On a single weekend, the local phone company and a local baseball team pulled off deals that, while not unanticipated, represent a significant shift away from the past. In fact, addressing the SBC-AT&T merger on the same weekend that the Chicago Cubs dealt Sammy Sosa has my head spinning.
The two deals have more in common than proximity of time.
Sosa, like AT&T, is past his prime, has shrunken physically and could be headed straight downhill. So it's something of a relief to us Cub fans that the team was able to trade him, even if it had to throw $12 million into the pot and only get a utility fielder and two minor prospects in return.
It's just hard to believe that only a year or two ago, Sosa would have commanded millions in return, if not someone of superstar status.
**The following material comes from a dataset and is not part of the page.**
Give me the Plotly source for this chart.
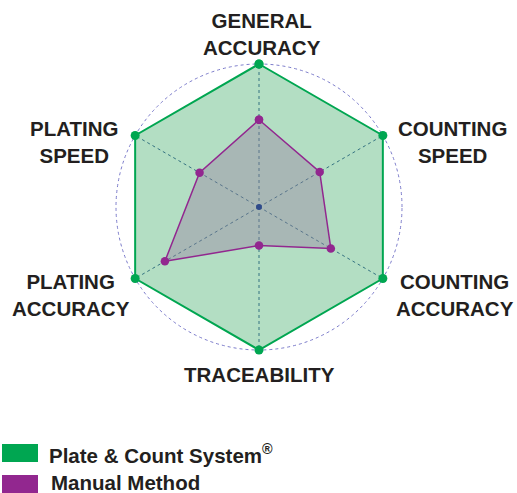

And there's just this nagging feeling that, if Sosa is able to get a fresh start in Baltimore and turn things around, we're all going to look back at this weekend as a turning point.
AT&T investors may feel similar relief, having seen the once-proud telecom giant face massive cutbacks, dwindling market share and shrinking margins. Just as baseball analysts were saying Sammy couldn't come home again after behaving badly, telecom analysts were predicting a takeover of AT&T by someone, most likely a Bell company.
But they also must look back with some regret to even recent years, when a rumored BellSouth bid for AT&T reportedly hit the $20 billion mark, 25% above the $16 billion that the SBC deal represents for investors. And it's hard to believe the once-mighty AT&T will soon be reduced to a product line within SBC, if that much.
SBC Chairman and CEO Edward Whitacre insists the AT&T brand isn't going away but declined to say how it would be used. His previously anointed successor, Randall Stephenson, had great praise as well for AT&T Labs, calling it "the crown jewel of this industry" but didn't preclude renaming it SBC Labs.
And that's natural because for SBC, as for the Cubs, it's all about the future. In their phone call with analysts today, SBC and AT&T execs agreed that the latter's revenues will continue to shrink and that, if the merger is completed as expected by mid-2006, the firm will see revenue growth by 2008.
In Cub talk, that's "Wait til the year after the year after next year."